STATED GOAL:
Take the lines of the data below from the very first through the line containing "from matplotlib.ticker import" and output them exactly, pictures excluded.

DATASET CONTENT:

----

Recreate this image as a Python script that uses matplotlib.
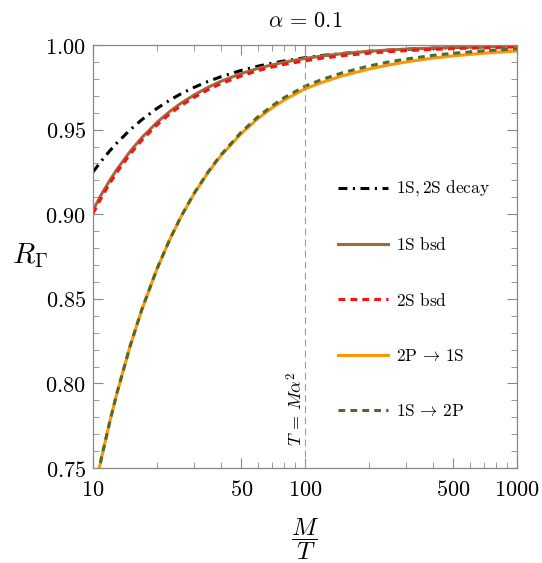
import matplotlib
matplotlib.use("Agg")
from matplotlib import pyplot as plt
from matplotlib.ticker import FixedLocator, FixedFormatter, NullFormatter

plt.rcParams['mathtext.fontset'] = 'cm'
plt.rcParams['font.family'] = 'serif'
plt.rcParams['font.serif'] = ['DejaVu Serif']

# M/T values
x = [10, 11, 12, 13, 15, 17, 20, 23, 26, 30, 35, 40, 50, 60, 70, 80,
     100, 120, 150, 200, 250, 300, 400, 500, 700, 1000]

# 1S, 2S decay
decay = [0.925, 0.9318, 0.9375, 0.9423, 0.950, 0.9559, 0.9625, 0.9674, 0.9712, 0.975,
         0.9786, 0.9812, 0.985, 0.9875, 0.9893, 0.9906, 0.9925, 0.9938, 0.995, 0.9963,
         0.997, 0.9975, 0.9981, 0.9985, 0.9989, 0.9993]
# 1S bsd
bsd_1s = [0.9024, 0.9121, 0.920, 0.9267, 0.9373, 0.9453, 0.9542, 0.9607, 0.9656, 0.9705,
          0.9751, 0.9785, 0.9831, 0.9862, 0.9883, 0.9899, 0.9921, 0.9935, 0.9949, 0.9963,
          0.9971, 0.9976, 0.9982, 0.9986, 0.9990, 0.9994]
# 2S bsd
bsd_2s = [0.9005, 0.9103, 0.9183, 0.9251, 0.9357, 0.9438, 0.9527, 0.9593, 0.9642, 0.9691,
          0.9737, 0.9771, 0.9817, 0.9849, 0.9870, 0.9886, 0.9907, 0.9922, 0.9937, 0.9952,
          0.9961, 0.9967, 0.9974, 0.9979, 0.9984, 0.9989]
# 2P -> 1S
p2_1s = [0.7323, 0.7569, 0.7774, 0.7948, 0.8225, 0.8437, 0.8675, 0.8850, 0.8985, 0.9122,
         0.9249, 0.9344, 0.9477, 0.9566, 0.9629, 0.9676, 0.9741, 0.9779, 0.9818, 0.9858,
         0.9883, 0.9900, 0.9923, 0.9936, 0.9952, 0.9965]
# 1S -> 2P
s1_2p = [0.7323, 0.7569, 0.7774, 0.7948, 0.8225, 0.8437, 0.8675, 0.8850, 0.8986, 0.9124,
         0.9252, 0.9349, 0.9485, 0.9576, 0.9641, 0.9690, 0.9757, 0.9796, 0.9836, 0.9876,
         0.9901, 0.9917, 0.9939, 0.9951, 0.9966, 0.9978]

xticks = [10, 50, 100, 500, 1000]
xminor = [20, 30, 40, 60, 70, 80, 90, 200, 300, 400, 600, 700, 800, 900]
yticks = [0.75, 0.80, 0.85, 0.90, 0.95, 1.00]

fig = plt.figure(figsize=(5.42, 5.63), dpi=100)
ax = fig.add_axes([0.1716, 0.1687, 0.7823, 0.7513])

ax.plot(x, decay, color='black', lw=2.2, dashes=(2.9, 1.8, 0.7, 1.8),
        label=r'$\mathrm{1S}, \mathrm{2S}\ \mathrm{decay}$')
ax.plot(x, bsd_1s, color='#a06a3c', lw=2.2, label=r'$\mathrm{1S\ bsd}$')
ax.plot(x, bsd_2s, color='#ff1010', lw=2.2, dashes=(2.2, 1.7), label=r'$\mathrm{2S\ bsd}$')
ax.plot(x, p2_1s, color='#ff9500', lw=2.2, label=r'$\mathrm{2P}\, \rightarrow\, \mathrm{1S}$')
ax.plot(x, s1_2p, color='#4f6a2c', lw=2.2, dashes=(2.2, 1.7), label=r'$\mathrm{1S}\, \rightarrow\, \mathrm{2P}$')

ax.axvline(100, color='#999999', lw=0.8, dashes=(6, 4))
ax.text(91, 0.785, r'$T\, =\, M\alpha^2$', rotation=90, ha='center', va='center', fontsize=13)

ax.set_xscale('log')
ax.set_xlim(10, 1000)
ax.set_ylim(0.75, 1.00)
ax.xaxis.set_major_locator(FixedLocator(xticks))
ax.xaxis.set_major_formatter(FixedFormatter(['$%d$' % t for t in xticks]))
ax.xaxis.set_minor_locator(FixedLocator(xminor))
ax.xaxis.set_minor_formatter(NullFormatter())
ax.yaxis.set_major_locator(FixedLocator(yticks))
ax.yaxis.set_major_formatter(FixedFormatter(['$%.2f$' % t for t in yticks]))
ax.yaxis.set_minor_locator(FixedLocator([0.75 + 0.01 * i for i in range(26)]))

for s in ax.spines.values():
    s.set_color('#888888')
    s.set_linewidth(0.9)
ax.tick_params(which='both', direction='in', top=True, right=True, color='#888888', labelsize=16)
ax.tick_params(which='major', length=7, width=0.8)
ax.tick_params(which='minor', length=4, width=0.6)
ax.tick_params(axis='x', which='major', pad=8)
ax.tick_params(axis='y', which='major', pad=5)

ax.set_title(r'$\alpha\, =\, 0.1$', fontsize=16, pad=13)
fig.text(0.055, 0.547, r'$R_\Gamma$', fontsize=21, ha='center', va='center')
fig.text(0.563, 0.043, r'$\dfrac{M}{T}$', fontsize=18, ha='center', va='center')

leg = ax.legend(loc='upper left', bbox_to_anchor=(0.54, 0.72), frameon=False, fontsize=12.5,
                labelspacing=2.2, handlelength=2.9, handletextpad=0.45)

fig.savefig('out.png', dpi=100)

----

CORRECT RESULT:
Recreate this image as a Python script that uses matplotlib.
import matplotlib
matplotlib.use("Agg")
from matplotlib import pyplot as plt
from matplotlib.ticker import FixedLocator, FixedFormatter, NullFormatter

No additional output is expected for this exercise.